MLA for Esquimalt
- In office 1937–1945

Personal details
- Born: July 8, 1894 Victoria, British Columbia
- Died: May 26, 1968 (aged 73) Victoria, British Columbia
- Party: British Columbia Conservative Party
- Spouse: Gladys Luetta McDonald
- Children: Daphne
- Profession: Lawyer

= Elmer Victor Finland =

Canadian politician (1894–1968)

Elmer Victor Finland (July 8, 1894 - May 26, 1968) was a lawyer and political figure in British Columbia. He represented Esquimalt in the Legislative Assembly of British Columbia from 1937 to 1945 as a Conservative. He served as deputy speaker of the Legislature from 1941 to 1944. He was an unsuccessful candidate in the 1949 provincial election.

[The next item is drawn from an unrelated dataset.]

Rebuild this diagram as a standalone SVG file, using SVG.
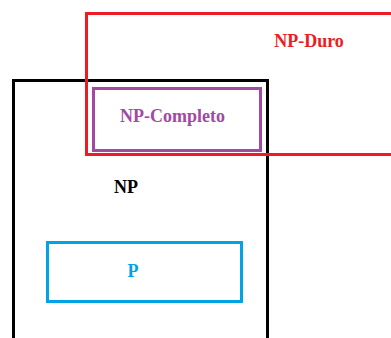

He was born in Victoria, British Columbia, the son of George Robert Finland and Kate C. Finnerty, and was educated at McGill University and Stanford University. In 1921, he married Gladys L. MacDonald. Finland served as a lieutenant in the Royal Flying Corps and the Royal Air Force during World War I. In March 1945, it was announced that he was unable to attend further sessions of the assembly because he was returning to duties with the Royal Canadian Air Force. He died in 1968.